--- TASK BRIEF ---
Only the lines from the one containing "Emit a LaTeX" through the one containing "(0,0) rectangle (674,1034);" are wanted. Give them again exactly, both ends included.

::: SOURCE DATA

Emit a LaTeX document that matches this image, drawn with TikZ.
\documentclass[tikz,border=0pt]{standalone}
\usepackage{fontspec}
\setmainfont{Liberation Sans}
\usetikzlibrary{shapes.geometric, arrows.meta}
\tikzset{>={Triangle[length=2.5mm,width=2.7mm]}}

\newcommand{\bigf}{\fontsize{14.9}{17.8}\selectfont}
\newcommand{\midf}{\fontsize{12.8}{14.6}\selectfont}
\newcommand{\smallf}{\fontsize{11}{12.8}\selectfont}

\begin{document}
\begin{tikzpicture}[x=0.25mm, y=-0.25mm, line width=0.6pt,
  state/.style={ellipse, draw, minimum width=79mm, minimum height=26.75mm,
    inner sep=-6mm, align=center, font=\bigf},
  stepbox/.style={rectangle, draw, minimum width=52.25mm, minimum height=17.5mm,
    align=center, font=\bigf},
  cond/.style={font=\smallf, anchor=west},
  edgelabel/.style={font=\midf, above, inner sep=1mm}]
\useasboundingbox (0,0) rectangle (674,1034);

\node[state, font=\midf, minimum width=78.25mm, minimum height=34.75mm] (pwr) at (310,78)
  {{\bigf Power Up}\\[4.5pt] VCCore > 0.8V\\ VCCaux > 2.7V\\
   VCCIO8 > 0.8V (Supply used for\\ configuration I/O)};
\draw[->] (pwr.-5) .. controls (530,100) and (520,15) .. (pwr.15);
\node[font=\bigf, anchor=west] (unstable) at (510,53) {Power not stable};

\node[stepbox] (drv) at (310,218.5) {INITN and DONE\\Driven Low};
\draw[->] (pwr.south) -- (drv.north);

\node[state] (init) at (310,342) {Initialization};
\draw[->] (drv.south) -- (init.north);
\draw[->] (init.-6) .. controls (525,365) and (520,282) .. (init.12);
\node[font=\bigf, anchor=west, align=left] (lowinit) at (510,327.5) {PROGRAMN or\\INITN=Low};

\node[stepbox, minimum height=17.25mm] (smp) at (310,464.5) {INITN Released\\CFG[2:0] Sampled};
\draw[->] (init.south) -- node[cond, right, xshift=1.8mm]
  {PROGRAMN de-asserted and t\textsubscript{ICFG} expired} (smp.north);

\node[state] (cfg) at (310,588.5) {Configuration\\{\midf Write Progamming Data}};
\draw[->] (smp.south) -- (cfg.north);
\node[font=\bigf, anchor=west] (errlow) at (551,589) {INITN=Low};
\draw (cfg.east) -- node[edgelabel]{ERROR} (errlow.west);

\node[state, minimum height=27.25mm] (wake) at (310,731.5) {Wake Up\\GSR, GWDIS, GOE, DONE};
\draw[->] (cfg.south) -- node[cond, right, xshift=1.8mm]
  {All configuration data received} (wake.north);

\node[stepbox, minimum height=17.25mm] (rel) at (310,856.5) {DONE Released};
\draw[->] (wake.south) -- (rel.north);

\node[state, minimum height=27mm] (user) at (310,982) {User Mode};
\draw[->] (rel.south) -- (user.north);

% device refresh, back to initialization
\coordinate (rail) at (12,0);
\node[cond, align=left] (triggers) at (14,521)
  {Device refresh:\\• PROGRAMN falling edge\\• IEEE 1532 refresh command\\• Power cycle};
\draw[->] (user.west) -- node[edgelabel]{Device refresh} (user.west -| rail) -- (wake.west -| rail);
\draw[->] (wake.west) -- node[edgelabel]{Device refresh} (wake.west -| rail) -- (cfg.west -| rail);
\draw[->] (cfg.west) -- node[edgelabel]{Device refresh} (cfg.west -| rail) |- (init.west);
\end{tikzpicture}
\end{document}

::::::
::: SOURCE DATA

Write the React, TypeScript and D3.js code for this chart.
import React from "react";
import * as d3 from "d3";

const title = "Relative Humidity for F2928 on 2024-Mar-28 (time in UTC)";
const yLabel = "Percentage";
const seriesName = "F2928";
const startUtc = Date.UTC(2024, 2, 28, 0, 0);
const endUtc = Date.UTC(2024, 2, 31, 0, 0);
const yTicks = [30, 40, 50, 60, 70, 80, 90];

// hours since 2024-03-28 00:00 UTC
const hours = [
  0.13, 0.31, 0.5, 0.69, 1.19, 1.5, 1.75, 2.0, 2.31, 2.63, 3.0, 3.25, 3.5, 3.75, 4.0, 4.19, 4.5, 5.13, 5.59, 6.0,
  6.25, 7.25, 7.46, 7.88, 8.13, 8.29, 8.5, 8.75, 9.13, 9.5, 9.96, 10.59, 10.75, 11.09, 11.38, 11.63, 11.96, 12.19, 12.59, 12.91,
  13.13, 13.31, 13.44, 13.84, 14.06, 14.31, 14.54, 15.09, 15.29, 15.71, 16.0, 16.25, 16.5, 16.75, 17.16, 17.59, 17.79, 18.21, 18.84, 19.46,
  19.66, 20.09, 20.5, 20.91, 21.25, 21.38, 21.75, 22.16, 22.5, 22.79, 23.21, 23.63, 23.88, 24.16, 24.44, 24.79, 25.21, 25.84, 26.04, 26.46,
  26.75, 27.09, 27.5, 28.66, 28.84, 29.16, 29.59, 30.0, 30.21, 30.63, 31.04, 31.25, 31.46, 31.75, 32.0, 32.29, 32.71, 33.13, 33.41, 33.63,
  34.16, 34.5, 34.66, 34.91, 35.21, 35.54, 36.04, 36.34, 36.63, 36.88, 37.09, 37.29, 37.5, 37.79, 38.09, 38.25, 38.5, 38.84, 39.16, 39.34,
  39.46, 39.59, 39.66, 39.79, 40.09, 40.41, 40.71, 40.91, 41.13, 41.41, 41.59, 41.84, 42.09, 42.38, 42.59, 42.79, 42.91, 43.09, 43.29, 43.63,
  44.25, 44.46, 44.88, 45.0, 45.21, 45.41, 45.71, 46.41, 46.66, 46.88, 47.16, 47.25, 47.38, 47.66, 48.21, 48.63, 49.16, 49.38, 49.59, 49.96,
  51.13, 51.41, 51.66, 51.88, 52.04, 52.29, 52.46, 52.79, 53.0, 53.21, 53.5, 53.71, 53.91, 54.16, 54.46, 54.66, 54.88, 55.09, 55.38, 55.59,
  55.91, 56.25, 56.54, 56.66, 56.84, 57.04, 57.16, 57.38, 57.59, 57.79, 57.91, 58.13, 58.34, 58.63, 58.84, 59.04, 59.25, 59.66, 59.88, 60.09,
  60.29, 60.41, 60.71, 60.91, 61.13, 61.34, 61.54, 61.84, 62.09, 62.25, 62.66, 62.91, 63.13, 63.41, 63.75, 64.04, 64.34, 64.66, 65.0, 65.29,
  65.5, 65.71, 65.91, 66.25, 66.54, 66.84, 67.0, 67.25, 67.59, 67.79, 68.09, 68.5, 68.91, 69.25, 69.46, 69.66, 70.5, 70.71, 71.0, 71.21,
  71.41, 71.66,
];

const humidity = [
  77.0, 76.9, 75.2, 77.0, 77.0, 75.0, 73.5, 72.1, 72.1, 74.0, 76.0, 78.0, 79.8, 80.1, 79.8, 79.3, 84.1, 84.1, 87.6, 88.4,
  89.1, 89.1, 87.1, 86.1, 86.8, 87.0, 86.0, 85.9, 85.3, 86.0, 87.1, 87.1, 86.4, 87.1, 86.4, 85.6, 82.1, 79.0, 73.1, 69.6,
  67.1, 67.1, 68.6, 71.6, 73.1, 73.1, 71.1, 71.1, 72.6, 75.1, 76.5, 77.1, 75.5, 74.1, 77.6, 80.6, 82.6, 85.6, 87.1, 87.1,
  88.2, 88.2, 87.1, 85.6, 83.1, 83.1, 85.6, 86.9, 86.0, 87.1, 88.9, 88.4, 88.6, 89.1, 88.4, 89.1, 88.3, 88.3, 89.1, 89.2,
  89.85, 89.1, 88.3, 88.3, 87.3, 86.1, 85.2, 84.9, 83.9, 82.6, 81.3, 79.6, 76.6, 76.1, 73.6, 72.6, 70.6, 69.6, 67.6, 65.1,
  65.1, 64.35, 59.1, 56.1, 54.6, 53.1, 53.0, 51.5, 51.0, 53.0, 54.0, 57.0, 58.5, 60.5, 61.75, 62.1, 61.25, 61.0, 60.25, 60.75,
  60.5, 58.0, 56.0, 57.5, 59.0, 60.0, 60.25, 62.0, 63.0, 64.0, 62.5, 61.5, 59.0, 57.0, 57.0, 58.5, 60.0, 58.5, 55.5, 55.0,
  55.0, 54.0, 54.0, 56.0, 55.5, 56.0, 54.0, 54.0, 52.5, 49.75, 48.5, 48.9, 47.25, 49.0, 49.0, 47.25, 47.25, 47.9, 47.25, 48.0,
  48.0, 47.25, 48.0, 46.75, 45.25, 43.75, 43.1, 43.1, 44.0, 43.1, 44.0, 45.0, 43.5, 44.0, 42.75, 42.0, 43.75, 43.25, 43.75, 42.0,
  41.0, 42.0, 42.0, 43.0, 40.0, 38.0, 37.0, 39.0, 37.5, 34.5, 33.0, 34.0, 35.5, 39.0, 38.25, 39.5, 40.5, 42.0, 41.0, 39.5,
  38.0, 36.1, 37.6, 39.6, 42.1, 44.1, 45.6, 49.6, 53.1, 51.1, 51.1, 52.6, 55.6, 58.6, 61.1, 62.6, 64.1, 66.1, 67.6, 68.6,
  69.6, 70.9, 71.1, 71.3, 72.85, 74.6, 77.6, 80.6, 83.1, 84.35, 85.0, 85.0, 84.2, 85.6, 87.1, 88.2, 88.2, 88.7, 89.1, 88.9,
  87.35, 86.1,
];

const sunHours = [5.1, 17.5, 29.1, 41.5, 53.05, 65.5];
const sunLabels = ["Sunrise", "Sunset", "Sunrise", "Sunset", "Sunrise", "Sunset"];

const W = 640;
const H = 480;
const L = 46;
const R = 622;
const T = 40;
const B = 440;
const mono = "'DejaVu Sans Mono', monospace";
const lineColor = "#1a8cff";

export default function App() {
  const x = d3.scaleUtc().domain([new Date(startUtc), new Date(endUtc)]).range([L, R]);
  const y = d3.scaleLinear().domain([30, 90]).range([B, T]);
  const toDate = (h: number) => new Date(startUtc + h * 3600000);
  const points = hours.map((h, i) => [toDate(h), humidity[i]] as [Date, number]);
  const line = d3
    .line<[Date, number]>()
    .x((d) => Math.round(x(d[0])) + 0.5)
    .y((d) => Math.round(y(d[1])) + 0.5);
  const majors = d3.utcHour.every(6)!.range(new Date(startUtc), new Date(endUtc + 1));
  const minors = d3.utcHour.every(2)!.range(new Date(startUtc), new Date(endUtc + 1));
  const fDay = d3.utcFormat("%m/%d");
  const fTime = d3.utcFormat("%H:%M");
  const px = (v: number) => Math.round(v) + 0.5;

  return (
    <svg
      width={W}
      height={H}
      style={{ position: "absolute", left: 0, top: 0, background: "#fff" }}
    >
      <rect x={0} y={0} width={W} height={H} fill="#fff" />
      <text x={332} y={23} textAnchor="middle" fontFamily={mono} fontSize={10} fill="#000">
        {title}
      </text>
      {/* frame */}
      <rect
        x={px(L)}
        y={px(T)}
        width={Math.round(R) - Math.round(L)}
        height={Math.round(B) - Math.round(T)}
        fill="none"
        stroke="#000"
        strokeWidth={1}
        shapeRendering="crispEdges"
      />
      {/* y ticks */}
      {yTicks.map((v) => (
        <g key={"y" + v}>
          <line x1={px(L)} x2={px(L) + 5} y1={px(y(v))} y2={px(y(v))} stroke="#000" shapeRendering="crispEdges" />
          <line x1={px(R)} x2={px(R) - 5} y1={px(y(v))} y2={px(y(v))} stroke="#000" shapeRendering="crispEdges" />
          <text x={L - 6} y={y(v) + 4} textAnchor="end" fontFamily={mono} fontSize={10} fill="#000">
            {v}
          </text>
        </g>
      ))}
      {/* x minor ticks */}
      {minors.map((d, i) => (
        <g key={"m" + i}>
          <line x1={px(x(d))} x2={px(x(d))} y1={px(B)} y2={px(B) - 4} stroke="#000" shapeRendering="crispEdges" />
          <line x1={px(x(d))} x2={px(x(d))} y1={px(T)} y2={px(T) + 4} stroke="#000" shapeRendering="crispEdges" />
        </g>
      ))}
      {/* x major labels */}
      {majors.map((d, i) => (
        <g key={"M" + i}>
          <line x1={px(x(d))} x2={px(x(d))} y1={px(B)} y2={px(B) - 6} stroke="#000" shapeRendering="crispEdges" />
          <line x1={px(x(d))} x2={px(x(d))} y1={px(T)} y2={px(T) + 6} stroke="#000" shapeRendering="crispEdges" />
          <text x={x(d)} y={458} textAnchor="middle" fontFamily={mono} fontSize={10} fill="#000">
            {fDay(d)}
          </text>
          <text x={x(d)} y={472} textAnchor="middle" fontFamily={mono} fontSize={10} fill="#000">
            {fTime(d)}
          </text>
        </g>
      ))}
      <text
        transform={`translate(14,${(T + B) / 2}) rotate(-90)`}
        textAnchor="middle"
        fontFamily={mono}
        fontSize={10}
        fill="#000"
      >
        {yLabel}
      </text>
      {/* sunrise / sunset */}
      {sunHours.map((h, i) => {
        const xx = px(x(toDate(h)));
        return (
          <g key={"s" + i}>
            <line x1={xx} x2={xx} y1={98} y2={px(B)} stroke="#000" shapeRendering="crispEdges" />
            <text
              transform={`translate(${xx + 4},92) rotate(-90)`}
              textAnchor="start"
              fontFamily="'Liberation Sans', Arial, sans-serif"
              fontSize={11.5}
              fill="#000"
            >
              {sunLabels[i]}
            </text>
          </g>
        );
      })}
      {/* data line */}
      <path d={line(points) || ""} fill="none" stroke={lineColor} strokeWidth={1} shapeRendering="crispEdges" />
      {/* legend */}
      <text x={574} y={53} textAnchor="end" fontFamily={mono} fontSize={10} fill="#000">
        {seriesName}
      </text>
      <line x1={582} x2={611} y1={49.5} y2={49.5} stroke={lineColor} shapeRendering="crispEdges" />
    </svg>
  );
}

::::::
::: SOURCE DATA

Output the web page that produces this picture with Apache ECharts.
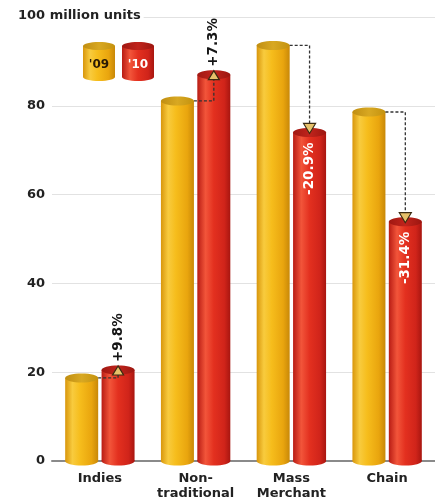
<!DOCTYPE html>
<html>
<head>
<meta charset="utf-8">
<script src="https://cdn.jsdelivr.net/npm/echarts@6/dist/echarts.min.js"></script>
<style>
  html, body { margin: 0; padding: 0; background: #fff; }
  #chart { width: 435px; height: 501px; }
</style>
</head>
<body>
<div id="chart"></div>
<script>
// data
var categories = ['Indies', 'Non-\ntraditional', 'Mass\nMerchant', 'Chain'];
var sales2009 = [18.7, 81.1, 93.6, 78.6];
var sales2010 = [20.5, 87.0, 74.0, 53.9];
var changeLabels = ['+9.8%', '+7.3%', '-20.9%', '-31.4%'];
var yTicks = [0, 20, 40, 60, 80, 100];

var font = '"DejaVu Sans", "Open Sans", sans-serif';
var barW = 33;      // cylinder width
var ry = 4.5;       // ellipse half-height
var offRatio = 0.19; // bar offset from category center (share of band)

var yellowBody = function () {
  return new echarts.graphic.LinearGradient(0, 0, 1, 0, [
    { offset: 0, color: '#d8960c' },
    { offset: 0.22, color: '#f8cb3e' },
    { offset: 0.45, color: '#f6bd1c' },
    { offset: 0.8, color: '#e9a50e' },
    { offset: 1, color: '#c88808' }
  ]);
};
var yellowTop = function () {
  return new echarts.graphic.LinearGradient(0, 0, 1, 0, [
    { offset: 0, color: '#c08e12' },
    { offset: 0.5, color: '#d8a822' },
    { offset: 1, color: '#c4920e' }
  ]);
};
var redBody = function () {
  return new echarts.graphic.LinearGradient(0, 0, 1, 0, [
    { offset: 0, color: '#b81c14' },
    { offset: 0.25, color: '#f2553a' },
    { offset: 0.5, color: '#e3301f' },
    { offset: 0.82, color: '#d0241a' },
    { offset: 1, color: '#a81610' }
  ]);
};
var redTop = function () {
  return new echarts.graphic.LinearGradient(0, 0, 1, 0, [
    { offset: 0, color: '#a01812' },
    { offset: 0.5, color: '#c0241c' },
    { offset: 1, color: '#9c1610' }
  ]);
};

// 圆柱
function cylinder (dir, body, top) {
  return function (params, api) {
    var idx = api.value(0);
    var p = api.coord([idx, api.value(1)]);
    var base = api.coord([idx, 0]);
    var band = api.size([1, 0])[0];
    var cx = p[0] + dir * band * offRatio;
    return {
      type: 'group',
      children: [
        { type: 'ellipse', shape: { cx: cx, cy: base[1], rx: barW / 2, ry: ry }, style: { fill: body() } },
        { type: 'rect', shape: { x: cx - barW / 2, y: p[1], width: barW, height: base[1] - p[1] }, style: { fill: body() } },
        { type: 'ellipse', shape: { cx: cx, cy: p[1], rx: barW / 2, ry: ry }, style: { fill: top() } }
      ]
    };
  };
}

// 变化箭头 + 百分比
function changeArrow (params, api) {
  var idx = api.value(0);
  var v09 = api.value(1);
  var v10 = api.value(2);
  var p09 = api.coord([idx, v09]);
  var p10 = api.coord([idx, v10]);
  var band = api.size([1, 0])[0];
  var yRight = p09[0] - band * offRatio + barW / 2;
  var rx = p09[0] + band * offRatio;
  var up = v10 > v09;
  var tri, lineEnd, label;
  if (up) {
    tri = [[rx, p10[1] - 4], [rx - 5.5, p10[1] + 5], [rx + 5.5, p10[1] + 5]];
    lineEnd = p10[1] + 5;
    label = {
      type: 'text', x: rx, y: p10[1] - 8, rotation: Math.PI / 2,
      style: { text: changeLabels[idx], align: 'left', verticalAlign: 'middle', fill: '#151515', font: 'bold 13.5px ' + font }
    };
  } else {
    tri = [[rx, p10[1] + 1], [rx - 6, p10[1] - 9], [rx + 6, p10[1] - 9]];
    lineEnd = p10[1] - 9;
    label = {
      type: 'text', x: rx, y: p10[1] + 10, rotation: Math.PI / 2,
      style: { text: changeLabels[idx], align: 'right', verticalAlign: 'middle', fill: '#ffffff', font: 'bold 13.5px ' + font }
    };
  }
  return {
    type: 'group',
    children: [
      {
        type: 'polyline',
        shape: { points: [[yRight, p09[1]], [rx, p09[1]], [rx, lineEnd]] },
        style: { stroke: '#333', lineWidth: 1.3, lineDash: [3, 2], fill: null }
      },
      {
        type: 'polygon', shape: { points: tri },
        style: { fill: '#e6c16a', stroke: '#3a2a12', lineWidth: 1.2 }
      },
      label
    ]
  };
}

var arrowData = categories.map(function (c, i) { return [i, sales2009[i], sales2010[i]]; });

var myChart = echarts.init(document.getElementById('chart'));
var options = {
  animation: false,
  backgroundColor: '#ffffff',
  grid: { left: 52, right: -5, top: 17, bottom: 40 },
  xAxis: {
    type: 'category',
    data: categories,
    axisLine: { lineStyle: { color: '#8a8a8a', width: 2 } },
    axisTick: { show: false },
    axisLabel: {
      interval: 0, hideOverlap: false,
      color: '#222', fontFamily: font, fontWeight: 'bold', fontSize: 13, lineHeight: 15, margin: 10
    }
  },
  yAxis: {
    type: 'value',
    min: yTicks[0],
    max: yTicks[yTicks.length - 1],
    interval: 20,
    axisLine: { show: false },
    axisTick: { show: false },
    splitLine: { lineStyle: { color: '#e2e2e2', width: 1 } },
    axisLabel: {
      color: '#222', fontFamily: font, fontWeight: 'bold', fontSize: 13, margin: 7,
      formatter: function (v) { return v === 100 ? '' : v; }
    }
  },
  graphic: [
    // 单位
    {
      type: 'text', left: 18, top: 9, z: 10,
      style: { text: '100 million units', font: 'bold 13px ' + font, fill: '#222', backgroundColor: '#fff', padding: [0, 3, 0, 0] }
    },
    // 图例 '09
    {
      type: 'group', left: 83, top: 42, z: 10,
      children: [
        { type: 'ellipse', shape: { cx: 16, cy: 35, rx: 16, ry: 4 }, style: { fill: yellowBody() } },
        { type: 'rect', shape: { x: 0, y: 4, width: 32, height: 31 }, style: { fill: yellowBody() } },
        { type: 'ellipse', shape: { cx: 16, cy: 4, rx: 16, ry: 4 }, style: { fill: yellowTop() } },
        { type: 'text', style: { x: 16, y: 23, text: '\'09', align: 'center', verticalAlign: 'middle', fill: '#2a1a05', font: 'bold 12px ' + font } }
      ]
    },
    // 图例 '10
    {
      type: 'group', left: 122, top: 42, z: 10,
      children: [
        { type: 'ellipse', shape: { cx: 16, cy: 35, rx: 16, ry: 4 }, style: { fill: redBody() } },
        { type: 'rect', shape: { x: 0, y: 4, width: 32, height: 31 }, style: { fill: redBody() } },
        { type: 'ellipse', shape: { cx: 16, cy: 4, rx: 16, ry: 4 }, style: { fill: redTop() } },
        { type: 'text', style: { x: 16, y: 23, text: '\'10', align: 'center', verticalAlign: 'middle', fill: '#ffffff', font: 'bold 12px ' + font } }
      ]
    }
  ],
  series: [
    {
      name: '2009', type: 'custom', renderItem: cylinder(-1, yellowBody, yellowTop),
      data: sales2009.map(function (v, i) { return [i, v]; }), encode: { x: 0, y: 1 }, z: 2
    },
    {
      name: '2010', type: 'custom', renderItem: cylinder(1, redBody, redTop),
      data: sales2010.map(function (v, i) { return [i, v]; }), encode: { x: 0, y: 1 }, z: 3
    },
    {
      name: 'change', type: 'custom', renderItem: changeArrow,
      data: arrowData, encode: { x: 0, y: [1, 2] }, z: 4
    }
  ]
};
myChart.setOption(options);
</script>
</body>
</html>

::::::

--- TASK RESPONSE ---
Emit a LaTeX document that matches this image, drawn with TikZ.
\documentclass[tikz,border=0pt]{standalone}
\usepackage{fontspec}
\setmainfont{Liberation Sans}
\usetikzlibrary{shapes.geometric, arrows.meta}
\tikzset{>={Triangle[length=2.5mm,width=2.7mm]}}

\newcommand{\bigf}{\fontsize{14.9}{17.8}\selectfont}
\newcommand{\midf}{\fontsize{12.8}{14.6}\selectfont}
\newcommand{\smallf}{\fontsize{11}{12.8}\selectfont}

\begin{document}
\begin{tikzpicture}[x=0.25mm, y=-0.25mm, line width=0.6pt,
  state/.style={ellipse, draw, minimum width=79mm, minimum height=26.75mm,
    inner sep=-6mm, align=center, font=\bigf},
  stepbox/.style={rectangle, draw, minimum width=52.25mm, minimum height=17.5mm,
    align=center, font=\bigf},
  cond/.style={font=\smallf, anchor=west},
  edgelabel/.style={font=\midf, above, inner sep=1mm}]
\useasboundingbox (0,0) rectangle (674,1034);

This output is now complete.